▸ **Do this**
Every line from the start of the records through the line with "BOX_I2 = [20.92, 19.9, 8.45, 0.9]" is to be written out exactly; pictures are not.

▸ **Code that draws figures**

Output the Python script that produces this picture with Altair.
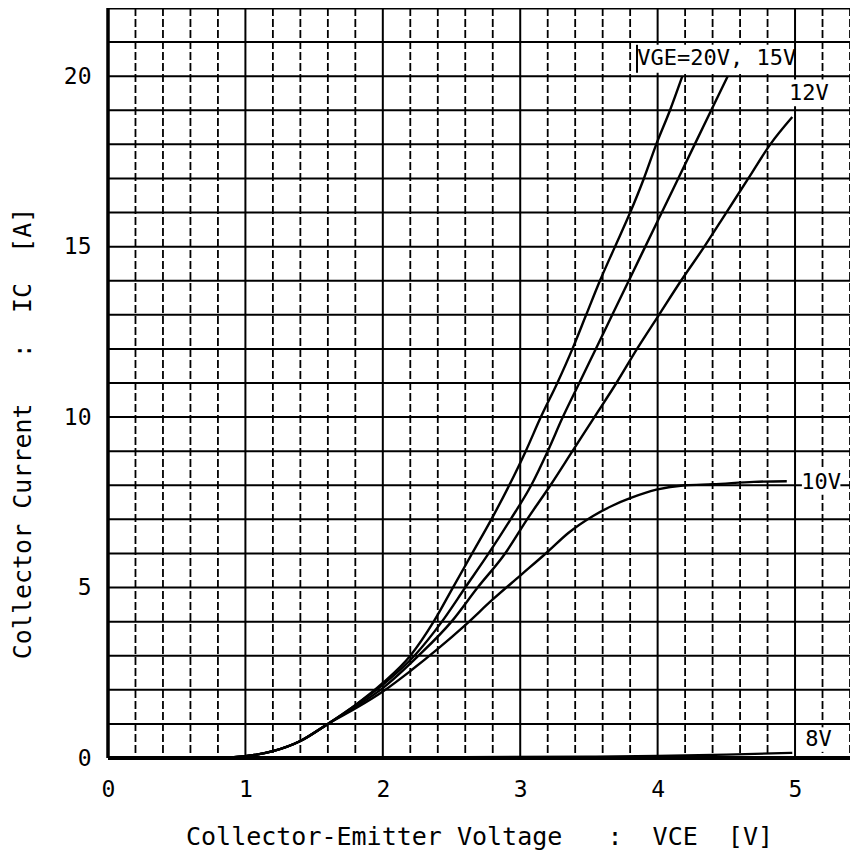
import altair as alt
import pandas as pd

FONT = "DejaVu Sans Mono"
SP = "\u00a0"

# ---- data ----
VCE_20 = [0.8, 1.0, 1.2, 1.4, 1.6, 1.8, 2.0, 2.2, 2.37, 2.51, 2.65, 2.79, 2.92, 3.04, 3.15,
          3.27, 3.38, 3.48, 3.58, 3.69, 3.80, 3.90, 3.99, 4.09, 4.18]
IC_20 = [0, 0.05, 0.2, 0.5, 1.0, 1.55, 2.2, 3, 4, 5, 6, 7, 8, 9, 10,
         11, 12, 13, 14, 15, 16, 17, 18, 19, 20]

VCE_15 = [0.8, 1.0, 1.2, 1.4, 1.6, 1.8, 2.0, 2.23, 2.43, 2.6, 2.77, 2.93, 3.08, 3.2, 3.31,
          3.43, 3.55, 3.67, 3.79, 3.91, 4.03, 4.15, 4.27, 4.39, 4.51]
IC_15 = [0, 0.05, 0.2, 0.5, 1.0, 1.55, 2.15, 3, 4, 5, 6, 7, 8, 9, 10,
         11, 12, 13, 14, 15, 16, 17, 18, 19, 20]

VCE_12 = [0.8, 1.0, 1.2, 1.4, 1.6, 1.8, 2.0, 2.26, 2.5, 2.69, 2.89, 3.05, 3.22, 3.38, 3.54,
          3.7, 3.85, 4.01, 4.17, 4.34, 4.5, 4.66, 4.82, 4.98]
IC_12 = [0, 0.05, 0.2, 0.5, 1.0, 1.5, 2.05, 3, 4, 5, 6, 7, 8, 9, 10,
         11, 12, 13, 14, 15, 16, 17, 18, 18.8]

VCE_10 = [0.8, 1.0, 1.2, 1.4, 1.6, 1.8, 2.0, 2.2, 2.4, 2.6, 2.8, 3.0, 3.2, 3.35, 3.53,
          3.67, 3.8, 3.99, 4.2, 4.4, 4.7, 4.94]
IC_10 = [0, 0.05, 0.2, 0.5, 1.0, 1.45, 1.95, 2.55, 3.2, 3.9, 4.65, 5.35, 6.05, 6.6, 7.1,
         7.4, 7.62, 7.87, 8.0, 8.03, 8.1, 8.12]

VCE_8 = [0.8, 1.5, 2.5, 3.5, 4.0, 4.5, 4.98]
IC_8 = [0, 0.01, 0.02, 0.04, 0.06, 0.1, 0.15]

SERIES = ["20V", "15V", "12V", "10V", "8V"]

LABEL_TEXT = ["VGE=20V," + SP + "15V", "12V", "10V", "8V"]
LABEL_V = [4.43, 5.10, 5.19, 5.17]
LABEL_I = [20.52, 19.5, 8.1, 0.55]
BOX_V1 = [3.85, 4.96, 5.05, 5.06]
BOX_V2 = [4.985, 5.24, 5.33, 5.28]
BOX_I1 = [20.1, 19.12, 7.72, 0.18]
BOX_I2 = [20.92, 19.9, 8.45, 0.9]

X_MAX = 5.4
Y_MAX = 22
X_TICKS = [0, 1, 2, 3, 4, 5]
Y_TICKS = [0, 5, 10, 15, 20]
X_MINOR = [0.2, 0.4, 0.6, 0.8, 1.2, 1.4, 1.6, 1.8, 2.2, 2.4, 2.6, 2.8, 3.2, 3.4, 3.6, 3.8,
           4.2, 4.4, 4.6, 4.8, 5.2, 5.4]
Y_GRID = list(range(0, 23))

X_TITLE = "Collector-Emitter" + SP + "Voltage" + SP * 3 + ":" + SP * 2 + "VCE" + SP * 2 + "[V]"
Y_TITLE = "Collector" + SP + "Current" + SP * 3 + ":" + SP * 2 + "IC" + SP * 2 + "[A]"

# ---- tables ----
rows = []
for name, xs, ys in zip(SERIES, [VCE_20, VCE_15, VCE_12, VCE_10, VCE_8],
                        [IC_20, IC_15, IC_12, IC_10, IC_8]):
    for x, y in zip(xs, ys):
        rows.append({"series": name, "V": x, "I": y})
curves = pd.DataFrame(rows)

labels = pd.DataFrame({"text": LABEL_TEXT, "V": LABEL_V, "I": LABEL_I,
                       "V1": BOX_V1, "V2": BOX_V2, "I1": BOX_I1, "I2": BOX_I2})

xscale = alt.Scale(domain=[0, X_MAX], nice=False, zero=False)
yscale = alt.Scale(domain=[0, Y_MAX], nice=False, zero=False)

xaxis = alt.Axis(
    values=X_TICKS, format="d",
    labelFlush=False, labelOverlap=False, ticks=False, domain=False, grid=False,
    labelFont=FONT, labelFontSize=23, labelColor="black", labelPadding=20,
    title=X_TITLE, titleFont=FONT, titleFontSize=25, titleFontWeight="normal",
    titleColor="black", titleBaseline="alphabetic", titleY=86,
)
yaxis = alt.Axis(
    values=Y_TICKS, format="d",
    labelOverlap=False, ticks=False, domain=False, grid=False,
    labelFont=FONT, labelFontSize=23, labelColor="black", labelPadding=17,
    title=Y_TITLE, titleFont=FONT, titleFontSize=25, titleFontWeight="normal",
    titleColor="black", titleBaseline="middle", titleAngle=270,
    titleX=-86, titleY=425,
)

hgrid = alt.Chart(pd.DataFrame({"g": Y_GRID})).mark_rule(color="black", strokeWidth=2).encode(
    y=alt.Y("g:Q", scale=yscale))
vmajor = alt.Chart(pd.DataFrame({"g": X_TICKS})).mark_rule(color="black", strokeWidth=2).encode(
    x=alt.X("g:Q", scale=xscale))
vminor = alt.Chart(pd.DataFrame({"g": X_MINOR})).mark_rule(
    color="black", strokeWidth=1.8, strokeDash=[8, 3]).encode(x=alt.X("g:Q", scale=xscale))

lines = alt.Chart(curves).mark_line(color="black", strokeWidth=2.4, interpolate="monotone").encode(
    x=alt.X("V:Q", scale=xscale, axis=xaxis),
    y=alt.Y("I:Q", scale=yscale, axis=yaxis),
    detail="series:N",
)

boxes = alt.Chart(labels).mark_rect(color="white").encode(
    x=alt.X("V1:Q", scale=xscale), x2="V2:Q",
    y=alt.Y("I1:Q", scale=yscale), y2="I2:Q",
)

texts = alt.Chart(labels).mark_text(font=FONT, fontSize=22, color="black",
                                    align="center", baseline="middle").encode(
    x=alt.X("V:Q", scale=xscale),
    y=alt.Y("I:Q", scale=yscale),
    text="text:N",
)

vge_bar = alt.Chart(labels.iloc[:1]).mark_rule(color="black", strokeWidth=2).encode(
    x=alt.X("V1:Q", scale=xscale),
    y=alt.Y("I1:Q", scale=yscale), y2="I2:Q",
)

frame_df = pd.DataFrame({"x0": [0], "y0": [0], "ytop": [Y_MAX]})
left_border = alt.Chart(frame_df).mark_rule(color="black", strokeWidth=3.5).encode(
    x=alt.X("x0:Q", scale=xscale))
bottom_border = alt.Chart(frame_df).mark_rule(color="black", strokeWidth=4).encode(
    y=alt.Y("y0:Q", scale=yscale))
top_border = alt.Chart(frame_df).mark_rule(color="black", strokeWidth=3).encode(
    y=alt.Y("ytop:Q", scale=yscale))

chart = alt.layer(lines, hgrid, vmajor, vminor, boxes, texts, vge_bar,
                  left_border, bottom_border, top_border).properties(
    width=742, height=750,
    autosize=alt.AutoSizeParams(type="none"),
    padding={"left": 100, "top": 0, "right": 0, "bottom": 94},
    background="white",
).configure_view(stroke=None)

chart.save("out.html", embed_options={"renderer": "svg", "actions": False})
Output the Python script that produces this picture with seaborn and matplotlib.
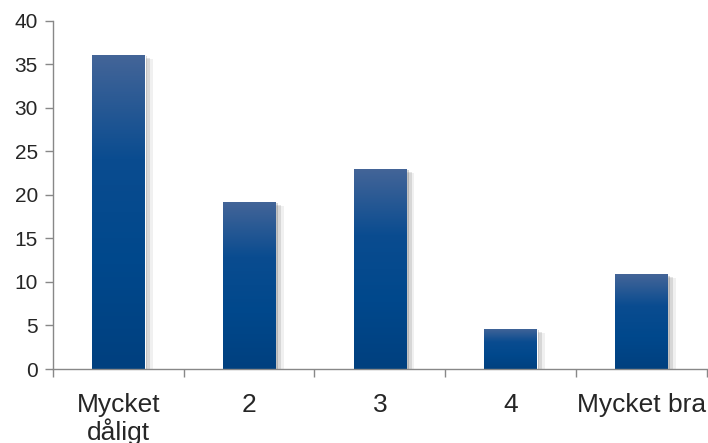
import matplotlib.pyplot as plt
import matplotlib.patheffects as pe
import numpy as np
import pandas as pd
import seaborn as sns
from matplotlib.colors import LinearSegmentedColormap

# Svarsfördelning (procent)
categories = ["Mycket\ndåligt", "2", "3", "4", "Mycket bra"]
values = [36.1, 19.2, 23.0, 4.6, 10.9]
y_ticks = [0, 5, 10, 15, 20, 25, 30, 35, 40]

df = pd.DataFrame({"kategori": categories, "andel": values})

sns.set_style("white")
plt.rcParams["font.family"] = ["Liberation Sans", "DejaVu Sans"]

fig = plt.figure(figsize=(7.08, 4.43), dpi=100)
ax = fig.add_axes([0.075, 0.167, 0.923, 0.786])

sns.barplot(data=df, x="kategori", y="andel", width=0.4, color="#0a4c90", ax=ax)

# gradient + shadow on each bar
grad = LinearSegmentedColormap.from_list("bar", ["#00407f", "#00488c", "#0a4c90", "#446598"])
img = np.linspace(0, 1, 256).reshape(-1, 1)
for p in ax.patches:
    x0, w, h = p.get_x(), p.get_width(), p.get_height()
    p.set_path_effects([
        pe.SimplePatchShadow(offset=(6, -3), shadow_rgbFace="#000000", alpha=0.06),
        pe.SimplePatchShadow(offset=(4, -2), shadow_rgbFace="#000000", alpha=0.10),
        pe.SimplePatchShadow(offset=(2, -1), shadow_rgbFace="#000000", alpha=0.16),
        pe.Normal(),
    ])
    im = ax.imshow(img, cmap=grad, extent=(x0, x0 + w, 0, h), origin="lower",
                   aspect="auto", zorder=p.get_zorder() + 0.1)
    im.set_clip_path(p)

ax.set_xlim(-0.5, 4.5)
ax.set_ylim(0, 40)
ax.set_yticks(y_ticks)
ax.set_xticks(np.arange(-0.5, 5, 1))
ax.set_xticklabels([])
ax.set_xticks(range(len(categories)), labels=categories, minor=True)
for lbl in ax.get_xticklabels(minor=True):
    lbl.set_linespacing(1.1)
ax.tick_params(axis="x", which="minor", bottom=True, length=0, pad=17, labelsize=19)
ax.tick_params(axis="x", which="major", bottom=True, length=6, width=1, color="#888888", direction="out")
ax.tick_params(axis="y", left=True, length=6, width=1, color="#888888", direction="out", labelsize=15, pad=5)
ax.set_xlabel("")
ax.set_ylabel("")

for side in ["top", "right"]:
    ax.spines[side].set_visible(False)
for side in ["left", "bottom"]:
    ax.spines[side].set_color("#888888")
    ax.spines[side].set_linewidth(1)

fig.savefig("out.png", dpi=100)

▸ **Exercise solution**
Output the Python script that produces this picture with Altair.
import altair as alt
import pandas as pd

FONT = "DejaVu Sans Mono"
SP = "\u00a0"

# ---- data ----
VCE_20 = [0.8, 1.0, 1.2, 1.4, 1.6, 1.8, 2.0, 2.2, 2.37, 2.51, 2.65, 2.79, 2.92, 3.04, 3.15,
          3.27, 3.38, 3.48, 3.58, 3.69, 3.80, 3.90, 3.99, 4.09, 4.18]
IC_20 = [0, 0.05, 0.2, 0.5, 1.0, 1.55, 2.2, 3, 4, 5, 6, 7, 8, 9, 10,
         11, 12, 13, 14, 15, 16, 17, 18, 19, 20]

VCE_15 = [0.8, 1.0, 1.2, 1.4, 1.6, 1.8, 2.0, 2.23, 2.43, 2.6, 2.77, 2.93, 3.08, 3.2, 3.31,
          3.43, 3.55, 3.67, 3.79, 3.91, 4.03, 4.15, 4.27, 4.39, 4.51]
IC_15 = [0, 0.05, 0.2, 0.5, 1.0, 1.55, 2.15, 3, 4, 5, 6, 7, 8, 9, 10,
         11, 12, 13, 14, 15, 16, 17, 18, 19, 20]

VCE_12 = [0.8, 1.0, 1.2, 1.4, 1.6, 1.8, 2.0, 2.26, 2.5, 2.69, 2.89, 3.05, 3.22, 3.38, 3.54,
          3.7, 3.85, 4.01, 4.17, 4.34, 4.5, 4.66, 4.82, 4.98]
IC_12 = [0, 0.05, 0.2, 0.5, 1.0, 1.5, 2.05, 3, 4, 5, 6, 7, 8, 9, 10,
         11, 12, 13, 14, 15, 16, 17, 18, 18.8]

VCE_10 = [0.8, 1.0, 1.2, 1.4, 1.6, 1.8, 2.0, 2.2, 2.4, 2.6, 2.8, 3.0, 3.2, 3.35, 3.53,
          3.67, 3.8, 3.99, 4.2, 4.4, 4.7, 4.94]
IC_10 = [0, 0.05, 0.2, 0.5, 1.0, 1.45, 1.95, 2.55, 3.2, 3.9, 4.65, 5.35, 6.05, 6.6, 7.1,
         7.4, 7.62, 7.87, 8.0, 8.03, 8.1, 8.12]

VCE_8 = [0.8, 1.5, 2.5, 3.5, 4.0, 4.5, 4.98]
IC_8 = [0, 0.01, 0.02, 0.04, 0.06, 0.1, 0.15]

SERIES = ["20V", "15V", "12V", "10V", "8V"]

LABEL_TEXT = ["VGE=20V," + SP + "15V", "12V", "10V", "8V"]
LABEL_V = [4.43, 5.10, 5.19, 5.17]
LABEL_I = [20.52, 19.5, 8.1, 0.55]
BOX_V1 = [3.85, 4.96, 5.05, 5.06]
BOX_V2 = [4.985, 5.24, 5.33, 5.28]
BOX_I1 = [20.1, 19.12, 7.72, 0.18]
BOX_I2 = [20.92, 19.9, 8.45, 0.9]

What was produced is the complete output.